Когда война кончилась, Руди вернулся в свой кибуц Ган-Шмуэль. Однако, вскоре его снова призвали в Хагану. По мере того как приближалось решение вопроса о создании самостоятельного еврейского государства, положение в стране, и в особенности в изолированных селах, становилось все труднее и опаснее. Он был назначен связным района Гуш-Эцион, а накануне провозглашения независимости — командующим округа Мертвого моря.
Закончилась и война за Независимость, и Руди — его настоящее имя Амнон Заир, но никто его по имени не называет — снова вернулся в Ган-Шмуэль.
Наступили дни массовой иммиграции. В Самарии были созданы гигантские «маабарот». Руди добровольно пошел работать там инструктором, ответственным представителем, руководителем, — всем.
Затем он подался в Негев. Кто-то решил, что нет лучшего места для создания села, чем в районе Большой низины. На холме, посреди пустынной местности, спешно построили убогие коричневые бараки и привезли сюда иммигрантов из Румынии, не имевших ни малейшего опыта ведения сельского хозяйства. Наступили трудные дни нищеты и оторванности от всего мира, и Руди был для этих евреев единственной опорой. Так было заложено село Кфар-Иерохам.

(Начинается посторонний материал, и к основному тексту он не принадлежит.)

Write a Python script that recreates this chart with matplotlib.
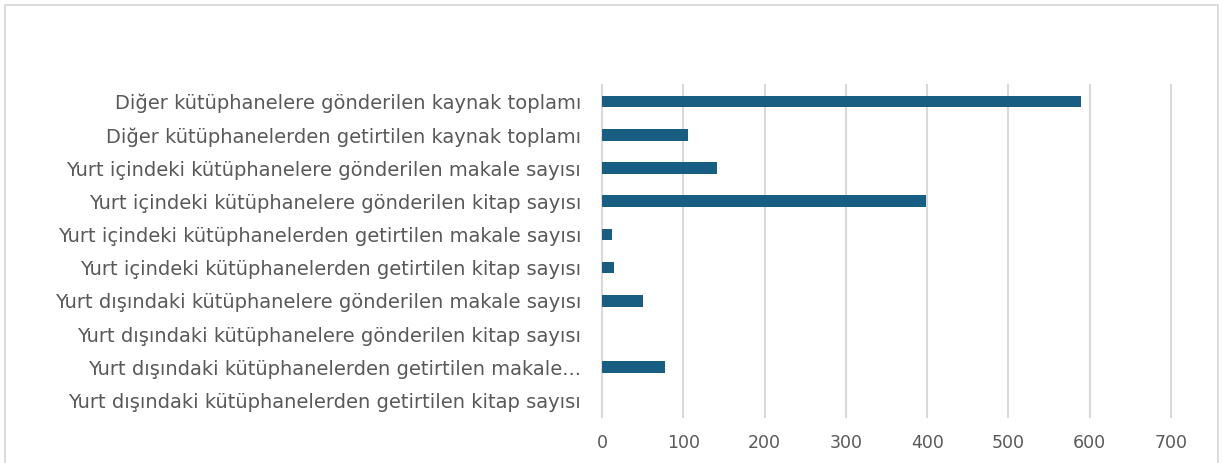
import matplotlib
matplotlib.use("Agg")
import matplotlib.pyplot as plt
from matplotlib.patches import Rectangle

categories = [
    "Diğer kütüphanelere gönderilen kaynak toplamı",
    "Diğer kütüphanelerden getirtilen kaynak toplamı",
    "Yurt içindeki kütüphanelere gönderilen makale sayısı",
    "Yurt içindeki kütüphanelere gönderilen kitap sayısı",
    "Yurt içindeki kütüphanelerden getirtilen makale sayısı",
    "Yurt içindeki kütüphanelerden getirtilen kitap sayısı",
    "Yurt dışındaki kütüphanelere gönderilen makale sayısı",
    "Yurt dışındaki kütüphanelere gönderilen kitap sayısı",
    "Yurt dışındaki kütüphanelerden getirtilen makale...",
    "Yurt dışındaki kütüphanelerden getirtilen kitap sayısı",
]
values = [589, 106, 141, 399, 12, 15, 50, 0, 78, 0]
xticks = [0, 100, 200, 300, 400, 500, 600, 700]

plt.rcParams['font.family'] = ['DejaVu Sans']

W, H = 1223, 463
fig = plt.figure(figsize=(W / 100, H / 100), dpi=100)
ax = fig.add_axes([602 / W, 1 - 417 / H, 569 / W, 332 / H])

bar_color = "#175E82"
text_color = "#595959"
grid_color = "#D9D9D9"

ypos = list(range(len(categories)))
ax.barh(ypos, values, height=0.35, color=bar_color, zorder=3)
ax.set_ylim(len(categories) - 0.5, -0.5)
ax.set_xlim(0, 700)
ax.set_yticks(ypos)
ax.set_yticklabels(categories, fontsize=14, color=text_color)
ax.set_xticks(xticks)
ax.set_xticklabels([str(t) for t in xticks], fontsize=12.5, color=text_color)
ax.tick_params(axis='both', length=0)
ax.tick_params(axis='y', pad=15)
ax.tick_params(axis='x', pad=12.5)
for s in ax.spines.values():
    s.set_visible(False)
ax.grid(axis='x', color=grid_color, linewidth=1.5, zorder=0)
ax.set_axisbelow(True)
for gl in ax.get_xgridlines():
    gl.set_clip_on(False)

fig.patches.append(Rectangle((5 / W, -0.05), 1213 / W, 1 - 5.5 / H + 0.05,
                             transform=fig.transFigure, fill=False,
                             edgecolor=grid_color, linewidth=1.3))

fig.savefig("out.png", dpi=100)
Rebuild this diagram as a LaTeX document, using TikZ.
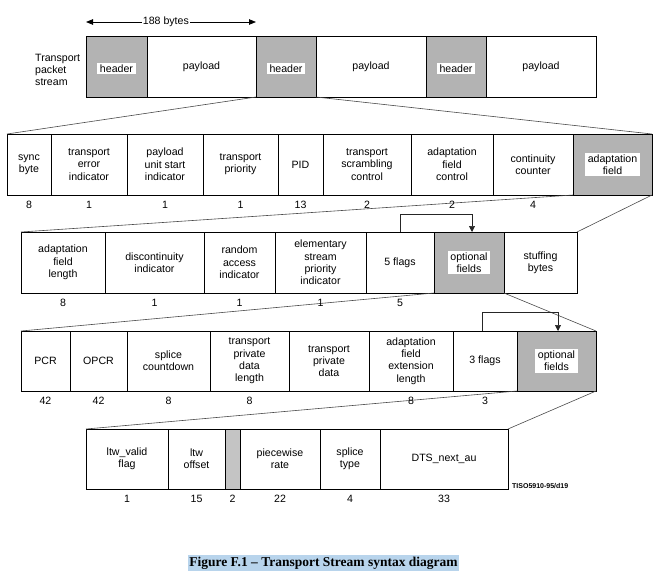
\documentclass[tikz,border=0pt]{standalone}
\usepackage{fontspec}
\setmainfont{Liberation Sans}
\newfontfamily\capfont{Liberation Serif}
\usetikzlibrary{arrows.meta,calc}

\definecolor{fieldgray}{HTML}{B3B3B3}
\definecolor{padgray}{HTML}{C4C4C4}
\definecolor{selblue}{HTML}{B8D4EC}
\definecolor{linkgray}{HTML}{4A4A4A}

\newcommand\fs{\fontsize{10.6}{12.3}\selectfont}

\tikzset{
  field/.style={draw=black, line width=0.9pt, anchor=north west, inner sep=0pt,
                outer sep=0pt, align=center, font=\fs},
  shaded/.style={field, fill=fieldgray},
  tag/.style={fill=white, inner xsep=2.5pt, inner ysep=1.5pt, align=center, font=\fs},
  bits/.style={font=\fs, inner sep=0pt},
  fan/.style={draw=linkgray, line width=0.6pt},
  flagarrow/.style={draw=black!85, line width=0.6pt, -{Triangle[length=6pt,width=6pt]}},
  spanarrow/.style={draw=black, line width=0.8pt,
                    {Triangle[length=7pt,width=5.5pt]}-{Triangle[length=7pt,width=5.5pt]}},
}

\begin{document}
\begin{tikzpicture}[x=1pt, y=-1pt]
\useasboundingbox (0,0) rectangle (660,578);

% ---------- transport packet stream ----------
\node[font=\fs, align=left, anchor=west, inner sep=0pt] (tps) at (35,70) {Transport\\packet\\stream};
\node[shaded, minimum width=61,  minimum height=61] (hdrA) at (86,36)  {};
\node[field,  minimum width=109, minimum height=61] (payA) at (147,36) {payload};
\node[shaded, minimum width=60,  minimum height=61] (hdrB) at (256,36) {};
\node[field,  minimum width=110, minimum height=61] (payB) at (316,36) {payload};
\node[shaded, minimum width=60,  minimum height=61] (hdrC) at (426,36) {};
\node[field,  minimum width=110, minimum height=61] (payC) at (486,36) {payload};
\node[tag] (hdrAt) at ([yshift=-2pt]hdrA) {header};
\node[tag] (hdrBt) at ([yshift=-2pt]hdrB) {header};
\node[tag] (hdrCt) at ([yshift=-2pt]hdrC) {header};

\coordinate (spanL) at ([yshift=14pt]hdrA.north west);
\coordinate (spanR) at ([yshift=14pt]hdrB.north west);
\draw[spanarrow] (spanL) -- (spanR);
\node[font=\fs, fill=white, inner xsep=1pt, inner ysep=0.5pt] (spanlbl) at ($(spanL)!0.47!(spanR)$) {188 bytes};

% ---------- packet header ----------
\node[field,  minimum width=44, minimum height=61] (sync)  at (7,134)   {sync\\byte};
\node[field,  minimum width=76, minimum height=61] (tei)   at (51,134)  {transport\\error\\indicator};
\node[field,  minimum width=76, minimum height=61] (pusi)  at (127,134) {payload\\unit start\\indicator};
\node[field,  minimum width=75, minimum height=61] (tprio) at (203,134) {transport\\priority};
\node[field,  minimum width=45, minimum height=61] (pid)   at (278,134) {PID};
\node[field,  minimum width=88, minimum height=61] (tsc)   at (323,134) {transport\\scrambling\\control};
\node[field,  minimum width=82, minimum height=61] (afc)   at (411,134) {adaptation\\field\\control};
\node[field,  minimum width=80, minimum height=61] (cc)    at (493,134) {continuity\\counter};
\node[shaded, minimum width=79, minimum height=61] (adapt) at (573,134) {};
\node[tag] (adaptt) at (adapt) {adaptation\\field};

% ---------- adaptation field ----------
\node[field,  minimum width=84, minimum height=61] (afl)   at (21,232)  {adaptation\\field\\length};
\node[field,  minimum width=99, minimum height=61] (disc)  at (105,232) {discontinuity\\indicator};
\node[field,  minimum width=71, minimum height=61] (rai)   at (204,232) {random\\access\\indicator};
\node[field,  minimum width=91, minimum height=61] (espi)  at (275,232) {elementary\\stream\\priority\\indicator};
\node[field,  minimum width=68, minimum height=61] (fivef) at (366,232) {5 flags};
\node[shaded, minimum width=70, minimum height=61] (optA)  at (434,232) {};
\node[field,  minimum width=73, minimum height=61] (stuff) at (504,232) {stuffing\\bytes};
\node[tag] (optAt) at (optA) {optional\\fields};

% ---------- optional fields ----------
\node[field,  minimum width=49, minimum height=60] (pcr)    at (21,331)  {PCR};
\node[field,  minimum width=57, minimum height=60] (opcr)   at (70,331)  {OPCR};
\node[field,  minimum width=83, minimum height=60] (splice) at (127,331) {splice\\countdown};
\node[field,  minimum width=79, minimum height=60] (tpdl)   at (210,331) {transport\\private\\data\\length};
\node[field,  minimum width=80, minimum height=60] (tpd)    at (289,331) {transport\\private\\data};
\node[field,  minimum width=84, minimum height=60] (afel)   at (369,331) {adaptation\\field\\extension\\length};
\node[field,  minimum width=64, minimum height=60] (threef) at (453,331) {3 flags};
\node[shaded, minimum width=79, minimum height=60] (optB)   at (517,331) {};
\node[tag] (optBt) at (optB) {optional\\fields};

% ---------- extension fields ----------
\node[field, minimum width=82,  minimum height=60] (ltwv)  at (86,429)  {ltw\_valid\\flag};
\node[field, minimum width=57,  minimum height=60] (ltwo)  at (168,429) {ltw\\offset};
\node[field, minimum width=15,  minimum height=60, fill=padgray] (resv) at (225,429) {};
\node[field, minimum width=80,  minimum height=60] (pwr)   at (240,429) {piecewise\\rate};
\node[field, minimum width=60,  minimum height=60] (stype) at (320,429) {splice\\type};
\node[field, minimum width=128, minimum height=60] (dts)   at (380,429) {DTS\_next\_au};
\node[font=\bfseries\fontsize{7}{8}\selectfont, anchor=base west, inner sep=0pt] (tiso)
  at ([xshift=4pt,yshift=1pt]dts.south east) {TISO5910-95/d19};

% ---------- expansion lines ----------
\draw[fan] (hdrB.south west)  -- (sync.north west);
\draw[fan] (hdrB.south east)  -- (adapt.north east);
\draw[fan] (adapt.south west) -- (afl.north west);
\draw[fan] (adapt.south east) -- (stuff.north east);
\draw[fan] (optA.south west)  -- (pcr.north west);
\draw[fan] (optA.south east)  -- (optB.north east);
\draw[fan] (optB.south west)  -- (ltwv.north west);
\draw[fan] (optB.south east)  -- (dts.north east);

% ---------- flag arrows ----------
\draw[flagarrow] (fivef.north) -- ++(0,-18) -| ([xshift=3pt]optA.north);
\draw[flagarrow] ([xshift=-3pt]threef.north) -- ++(0,-19) -| ([xshift=1.5pt]optB.north);

% ---------- bit counts ----------
\foreach \f/\n in {sync/8, tei/1, pusi/1, tprio/1, pid/13, tsc/2, afc/2, cc/4,
                   afl/8, disc/1, rai/1, espi/1, fivef/5,
                   pcr/42, opcr/42, splice/8, tpdl/8, afel/8, threef/3,
                   ltwv/1, ltwo/15, resv/2, pwr/22, stype/4, dts/33}
  \node[bits] (bits-\f) at ([yshift=-9.5pt]\f.south) {\n};

% ---------- caption ----------
\node[font=\capfont\bfseries\fontsize{13.5}{15}\selectfont, fill=selblue, inner xsep=1pt, inner ysep=1.5pt]
  (caption) at (323.5,563) {Figure F.1 – Transport Stream syntax diagram};
\end{tikzpicture}
\end{document}
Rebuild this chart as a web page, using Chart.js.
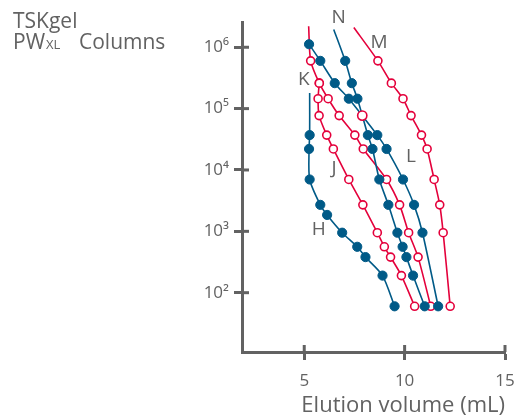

И снова Руди вернулся домой в свой кибуц. Он был уже не так молод. Наконец-то, казалось, кончились его скитания.
Мы сидели с ним в его комнатушке. Я рассказал ему о Лахише и о мечтах, связанных с ним, и попросил его присоединиться к нам. Руди без малейших колебаний согласился.
Он снял маленькую комнату в Ашкелоне и там разбил свой штаб. Когда Лахиш находился еще только в стадии проектирования, он выходил каждое утро в поле с нашими геодезистами и землеустроителями. У Руди было какое-то шестое чувство для нахождения площадей, подходящих для фруктовых плантаций. Он измерял своими шагами километр за километром, а вечером возвращался в свою комнатушку. Время от времени он заходил в нашу небольшую квартиру, чтобы поиграть с Офрой, моей младшенькой, и Цвикой, моим сынишкой. Таня запаривала ему кофе по-немецки, как он любил; изредка он соглашался остаться на ужин, но едва прикасался к еде. Таня очень быстро научилась уважать и любить этого скромного, спокойного человека, берущегося за любое дело.
Когда в Лахиш прибыли первые поселенцы, а с ними и первые инструкторы, Руди стал руководить инструкторами. Как-то ему всегда удавалось быть среди первых в поле — шла ли речь о первой борозде, о первом посеве, о первом вывозе удобрений в поле, о первой посадке.